Copy out the material below in full, but not its images.

## begin

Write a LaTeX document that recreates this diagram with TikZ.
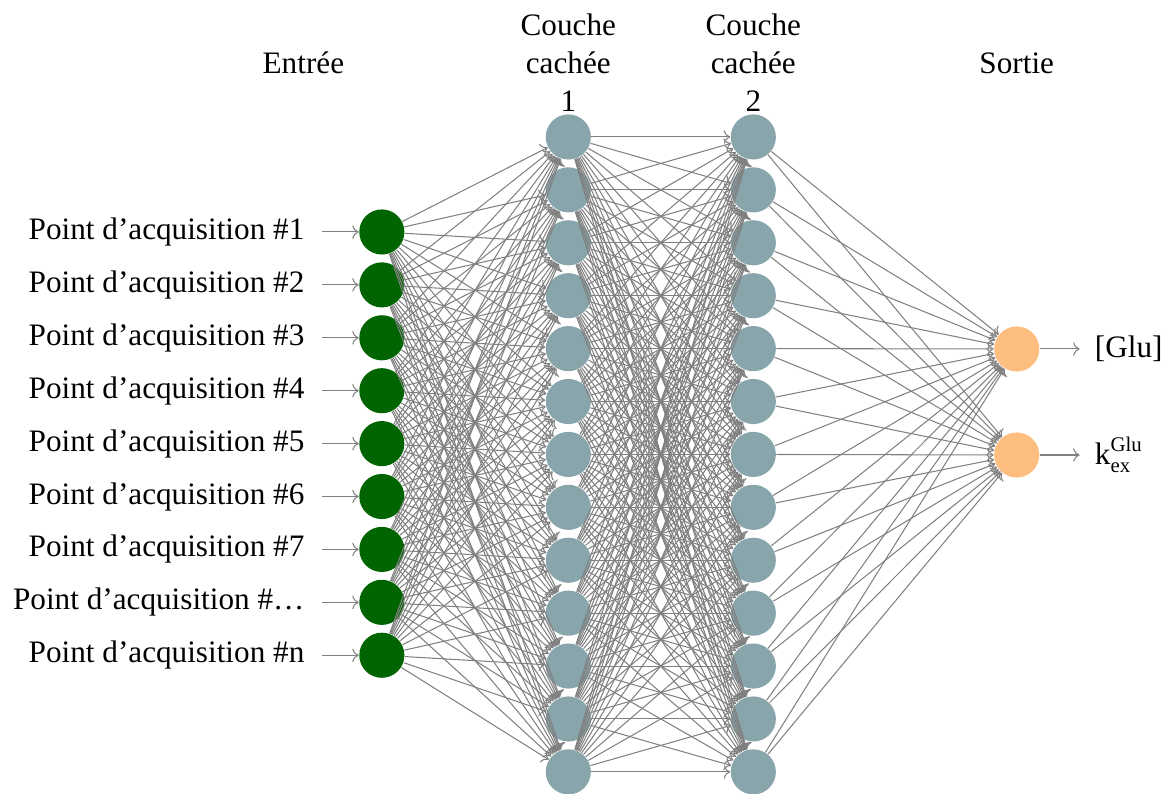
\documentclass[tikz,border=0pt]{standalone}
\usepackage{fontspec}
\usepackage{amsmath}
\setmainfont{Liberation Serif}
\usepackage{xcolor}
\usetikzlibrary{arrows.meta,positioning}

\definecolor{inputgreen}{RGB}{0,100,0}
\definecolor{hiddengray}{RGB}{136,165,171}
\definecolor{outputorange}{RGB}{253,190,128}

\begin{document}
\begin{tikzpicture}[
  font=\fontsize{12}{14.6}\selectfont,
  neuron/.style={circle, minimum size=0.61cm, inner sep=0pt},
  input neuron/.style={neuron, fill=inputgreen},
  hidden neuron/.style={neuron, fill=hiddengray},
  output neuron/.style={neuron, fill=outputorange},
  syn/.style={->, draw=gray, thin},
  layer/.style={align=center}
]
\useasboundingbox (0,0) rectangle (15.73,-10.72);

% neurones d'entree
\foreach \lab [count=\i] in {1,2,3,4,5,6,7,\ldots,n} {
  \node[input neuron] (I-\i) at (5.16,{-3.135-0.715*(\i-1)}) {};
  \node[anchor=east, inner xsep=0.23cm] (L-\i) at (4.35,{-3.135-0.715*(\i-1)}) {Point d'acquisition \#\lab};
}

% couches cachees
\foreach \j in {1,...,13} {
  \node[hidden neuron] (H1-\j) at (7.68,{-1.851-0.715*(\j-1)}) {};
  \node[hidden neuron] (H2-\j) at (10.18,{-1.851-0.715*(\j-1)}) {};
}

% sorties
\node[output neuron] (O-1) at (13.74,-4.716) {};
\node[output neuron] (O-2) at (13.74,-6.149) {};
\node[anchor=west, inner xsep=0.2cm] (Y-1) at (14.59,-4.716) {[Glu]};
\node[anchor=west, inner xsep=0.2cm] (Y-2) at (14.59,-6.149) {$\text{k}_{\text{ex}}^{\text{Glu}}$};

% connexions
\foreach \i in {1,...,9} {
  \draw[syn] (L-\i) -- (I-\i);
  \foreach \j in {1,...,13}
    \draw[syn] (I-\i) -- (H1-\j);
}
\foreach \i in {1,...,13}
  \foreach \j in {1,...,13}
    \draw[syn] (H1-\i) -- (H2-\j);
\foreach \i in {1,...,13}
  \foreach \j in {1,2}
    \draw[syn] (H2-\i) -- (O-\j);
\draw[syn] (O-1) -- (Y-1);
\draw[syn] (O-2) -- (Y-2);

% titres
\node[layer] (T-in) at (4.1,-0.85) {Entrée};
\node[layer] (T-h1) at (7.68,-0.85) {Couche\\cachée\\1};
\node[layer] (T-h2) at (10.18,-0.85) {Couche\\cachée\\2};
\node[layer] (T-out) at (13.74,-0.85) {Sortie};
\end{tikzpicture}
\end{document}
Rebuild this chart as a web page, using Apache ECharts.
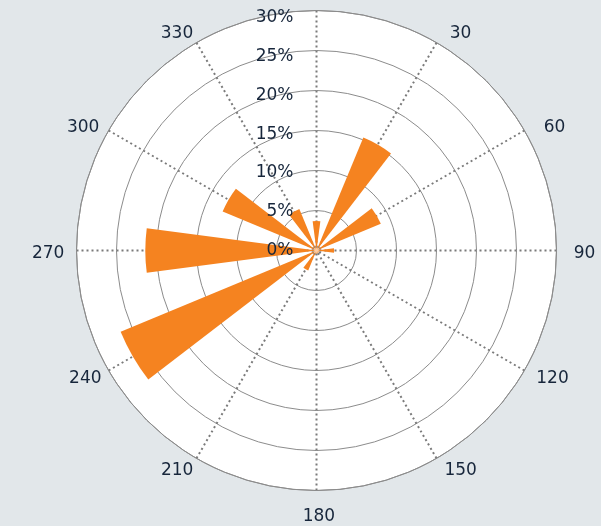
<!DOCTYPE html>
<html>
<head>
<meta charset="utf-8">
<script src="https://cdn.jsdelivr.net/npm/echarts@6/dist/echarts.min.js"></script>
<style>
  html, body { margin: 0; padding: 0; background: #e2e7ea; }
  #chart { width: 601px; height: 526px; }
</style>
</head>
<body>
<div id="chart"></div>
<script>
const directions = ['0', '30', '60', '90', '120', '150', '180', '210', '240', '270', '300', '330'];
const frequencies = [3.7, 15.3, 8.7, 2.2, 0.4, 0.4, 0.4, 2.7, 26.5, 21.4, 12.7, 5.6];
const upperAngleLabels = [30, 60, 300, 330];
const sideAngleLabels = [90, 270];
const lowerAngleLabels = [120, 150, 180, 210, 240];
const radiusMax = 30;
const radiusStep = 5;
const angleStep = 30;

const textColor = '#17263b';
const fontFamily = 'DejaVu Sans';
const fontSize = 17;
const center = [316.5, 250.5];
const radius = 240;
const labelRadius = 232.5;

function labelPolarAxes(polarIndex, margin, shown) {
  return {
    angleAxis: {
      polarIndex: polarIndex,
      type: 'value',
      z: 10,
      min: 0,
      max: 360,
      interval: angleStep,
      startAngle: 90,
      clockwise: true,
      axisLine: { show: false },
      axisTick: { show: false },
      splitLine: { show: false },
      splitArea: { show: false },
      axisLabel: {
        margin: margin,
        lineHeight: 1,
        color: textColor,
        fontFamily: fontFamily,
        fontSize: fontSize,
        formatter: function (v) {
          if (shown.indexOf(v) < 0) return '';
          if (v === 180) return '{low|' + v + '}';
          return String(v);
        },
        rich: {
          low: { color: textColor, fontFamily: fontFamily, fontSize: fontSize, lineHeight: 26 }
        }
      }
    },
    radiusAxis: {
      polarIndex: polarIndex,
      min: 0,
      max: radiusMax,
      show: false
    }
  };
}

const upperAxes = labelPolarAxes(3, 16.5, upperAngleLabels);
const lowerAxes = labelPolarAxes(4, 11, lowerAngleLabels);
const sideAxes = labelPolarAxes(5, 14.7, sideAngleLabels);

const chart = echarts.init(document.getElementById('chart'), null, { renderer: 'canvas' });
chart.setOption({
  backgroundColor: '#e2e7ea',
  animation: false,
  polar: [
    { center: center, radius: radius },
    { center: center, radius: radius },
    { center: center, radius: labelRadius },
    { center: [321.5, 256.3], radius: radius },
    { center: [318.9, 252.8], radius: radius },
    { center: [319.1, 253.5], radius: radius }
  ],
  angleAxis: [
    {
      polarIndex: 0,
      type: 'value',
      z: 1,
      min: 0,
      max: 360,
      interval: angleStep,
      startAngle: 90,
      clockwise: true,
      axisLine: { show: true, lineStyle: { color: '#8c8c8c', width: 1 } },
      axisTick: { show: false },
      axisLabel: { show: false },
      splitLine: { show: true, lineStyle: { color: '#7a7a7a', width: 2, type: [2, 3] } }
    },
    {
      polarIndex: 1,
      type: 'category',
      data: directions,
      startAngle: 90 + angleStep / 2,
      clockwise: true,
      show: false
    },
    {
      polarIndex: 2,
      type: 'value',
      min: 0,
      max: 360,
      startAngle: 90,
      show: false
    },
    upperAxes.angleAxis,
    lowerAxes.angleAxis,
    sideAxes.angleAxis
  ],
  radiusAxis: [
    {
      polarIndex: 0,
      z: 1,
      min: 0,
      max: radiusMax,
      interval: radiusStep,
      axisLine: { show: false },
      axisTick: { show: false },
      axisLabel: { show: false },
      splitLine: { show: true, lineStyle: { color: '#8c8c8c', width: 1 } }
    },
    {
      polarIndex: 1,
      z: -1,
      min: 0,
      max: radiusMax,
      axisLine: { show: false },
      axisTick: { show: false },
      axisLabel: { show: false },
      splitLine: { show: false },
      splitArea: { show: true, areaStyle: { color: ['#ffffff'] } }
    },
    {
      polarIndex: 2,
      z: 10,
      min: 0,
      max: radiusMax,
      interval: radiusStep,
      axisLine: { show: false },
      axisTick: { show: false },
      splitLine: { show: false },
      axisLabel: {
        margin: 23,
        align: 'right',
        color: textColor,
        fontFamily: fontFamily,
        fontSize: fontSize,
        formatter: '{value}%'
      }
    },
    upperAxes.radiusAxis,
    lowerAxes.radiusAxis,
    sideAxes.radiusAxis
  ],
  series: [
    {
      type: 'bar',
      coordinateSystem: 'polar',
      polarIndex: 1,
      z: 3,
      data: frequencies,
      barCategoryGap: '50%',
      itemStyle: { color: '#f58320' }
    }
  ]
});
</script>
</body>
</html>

## end

> _OUTPUT_
Write a LaTeX document that recreates this diagram with TikZ.
\documentclass[tikz,border=0pt]{standalone}
\usepackage{fontspec}
\usepackage{amsmath}
\setmainfont{Liberation Serif}
\usepackage{xcolor}
\usetikzlibrary{arrows.meta,positioning}

\definecolor{inputgreen}{RGB}{0,100,0}
\definecolor{hiddengray}{RGB}{136,165,171}
\definecolor{outputorange}{RGB}{253,190,128}

\begin{document}
\begin{tikzpicture}[
  font=\fontsize{12}{14.6}\selectfont,
  neuron/.style={circle, minimum size=0.61cm, inner sep=0pt},
  input neuron/.style={neuron, fill=inputgreen},
  hidden neuron/.style={neuron, fill=hiddengray},
  output neuron/.style={neuron, fill=outputorange},
  syn/.style={->, draw=gray, thin},
  layer/.style={align=center}
]
\useasboundingbox (0,0) rectangle (15.73,-10.72);

% neurones d'entree
\foreach \lab [count=\i] in {1,2,3,4,5,6,7,\ldots,n} {
  \node[input neuron] (I-\i) at (5.16,{-3.135-0.715*(\i-1)}) {};
  \node[anchor=east, inner xsep=0.23cm] (L-\i) at (4.35,{-3.135-0.715*(\i-1)}) {Point d'acquisition \#\lab};
}

% couches cachees
\foreach \j in {1,...,13} {
  \node[hidden neuron] (H1-\j) at (7.68,{-1.851-0.715*(\j-1)}) {};
  \node[hidden neuron] (H2-\j) at (10.18,{-1.851-0.715*(\j-1)}) {};
}

% sorties
\node[output neuron] (O-1) at (13.74,-4.716) {};
\node[output neuron] (O-2) at (13.74,-6.149) {};
\node[anchor=west, inner xsep=0.2cm] (Y-1) at (14.59,-4.716) {[Glu]};
\node[anchor=west, inner xsep=0.2cm] (Y-2) at (14.59,-6.149) {$\text{k}_{\text{ex}}^{\text{Glu}}$};

% connexions
\foreach \i in {1,...,9} {
  \draw[syn] (L-\i) -- (I-\i);
  \foreach \j in {1,...,13}
    \draw[syn] (I-\i) -- (H1-\j);
}
\foreach \i in {1,...,13}
  \foreach \j in {1,...,13}
    \draw[syn] (H1-\i) -- (H2-\j);
\foreach \i in {1,...,13}
  \foreach \j in {1,2}
    \draw[syn] (H2-\i) -- (O-\j);
\draw[syn] (O-1) -- (Y-1);
\draw[syn] (O-2) -- (Y-2);

% titres
\node[layer] (T-in) at (4.1,-0.85) {Entrée};
\node[layer] (T-h1) at (7.68,-0.85) {Couche\\cachée\\1};
\node[layer] (T-h2) at (10.18,-0.85) {Couche\\cachée\\2};
\node[layer] (T-out) at (13.74,-0.85) {Sortie};
\end{tikzpicture}
\end{document}
Rebuild this chart as a web page, using Apache ECharts.
<!DOCTYPE html>
<html>
<head>
<meta charset="utf-8">
<script src="https://cdn.jsdelivr.net/npm/echarts@6/dist/echarts.min.js"></script>
<style>
  html, body { margin: 0; padding: 0; background: #e2e7ea; }
  #chart { width: 601px; height: 526px; }
</style>
</head>
<body>
<div id="chart"></div>
<script>
const directions = ['0', '30', '60', '90', '120', '150', '180', '210', '240', '270', '300', '330'];
const frequencies = [3.7, 15.3, 8.7, 2.2, 0.4, 0.4, 0.4, 2.7, 26.5, 21.4, 12.7, 5.6];
const upperAngleLabels = [30, 60, 300, 330];
const sideAngleLabels = [90, 270];
const lowerAngleLabels = [120, 150, 180, 210, 240];
const radiusMax = 30;
const radiusStep = 5;
const angleStep = 30;

const textColor = '#17263b';
const fontFamily = 'DejaVu Sans';
const fontSize = 17;
const center = [316.5, 250.5];
const radius = 240;
const labelRadius = 232.5;

function labelPolarAxes(polarIndex, margin, shown) {
  return {
    angleAxis: {
      polarIndex: polarIndex,
      type: 'value',
      z: 10,
      min: 0,
      max: 360,
      interval: angleStep,
      startAngle: 90,
      clockwise: true,
      axisLine: { show: false },
      axisTick: { show: false },
      splitLine: { show: false },
      splitArea: { show: false },
      axisLabel: {
        margin: margin,
        lineHeight: 1,
        color: textColor,
        fontFamily: fontFamily,
        fontSize: fontSize,
        formatter: function (v) {
          if (shown.indexOf(v) < 0) return '';
          if (v === 180) return '{low|' + v + '}';
          return String(v);
        },
        rich: {
          low: { color: textColor, fontFamily: fontFamily, fontSize: fontSize, lineHeight: 26 }
        }
      }
    },
    radiusAxis: {
      polarIndex: polarIndex,
      min: 0,
      max: radiusMax,
      show: false
    }
  };
}

const upperAxes = labelPolarAxes(3, 16.5, upperAngleLabels);
const lowerAxes = labelPolarAxes(4, 11, lowerAngleLabels);
const sideAxes = labelPolarAxes(5, 14.7, sideAngleLabels);

const chart = echarts.init(document.getElementById('chart'), null, { renderer: 'canvas' });
chart.setOption({
  backgroundColor: '#e2e7ea',
  animation: false,
  polar: [
    { center: center, radius: radius },
    { center: center, radius: radius },
    { center: center, radius: labelRadius },
    { center: [321.5, 256.3], radius: radius },
    { center: [318.9, 252.8], radius: radius },
    { center: [319.1, 253.5], radius: radius }
  ],
  angleAxis: [
    {
      polarIndex: 0,
      type: 'value',
      z: 1,
      min: 0,
      max: 360,
      interval: angleStep,
      startAngle: 90,
      clockwise: true,
      axisLine: { show: true, lineStyle: { color: '#8c8c8c', width: 1 } },
      axisTick: { show: false },
      axisLabel: { show: false },
      splitLine: { show: true, lineStyle: { color: '#7a7a7a', width: 2, type: [2, 3] } }
    },
    {
      polarIndex: 1,
      type: 'category',
      data: directions,
      startAngle: 90 + angleStep / 2,
      clockwise: true,
      show: false
    },
    {
      polarIndex: 2,
      type: 'value',
      min: 0,
      max: 360,
      startAngle: 90,
      show: false
    },
    upperAxes.angleAxis,
    lowerAxes.angleAxis,
    sideAxes.angleAxis
  ],
  radiusAxis: [
    {
      polarIndex: 0,
      z: 1,
      min: 0,
      max: radiusMax,
      interval: radiusStep,
      axisLine: { show: false },
      axisTick: { show: false },
      axisLabel: { show: false },
      splitLine: { show: true, lineStyle: { color: '#8c8c8c', width: 1 } }
    },
    {
      polarIndex: 1,
      z: -1,
      min: 0,
      max: radiusMax,
      axisLine: { show: false },
      axisTick: { show: false },
      axisLabel: { show: false },
      splitLine: { show: false },
      splitArea: { show: true, areaStyle: { color: ['#ffffff'] } }
    },
    {
      polarIndex: 2,
      z: 10,
      min: 0,
      max: radiusMax,
      interval: radiusStep,
      axisLine: { show: false },
      axisTick: { show: false },
      splitLine: { show: false },
      axisLabel: {
        margin: 23,
        align: 'right',
        color: textColor,
        fontFamily: fontFamily,
        fontSize: fontSize,
        formatter: '{value}%'
      }
    },
    upperAxes.radiusAxis,
    lowerAxes.radiusAxis,
    sideAxes.radiusAxis
  ],
  series: [
    {
      type: 'bar',
      coordinateSystem: 'polar',
      polarIndex: 1,
      z: 3,
      data: frequencies,
      barCategoryGap: '50%',
      itemStyle: { color: '#f58320' }
    }
  ]
});
</script>
</body>
</html>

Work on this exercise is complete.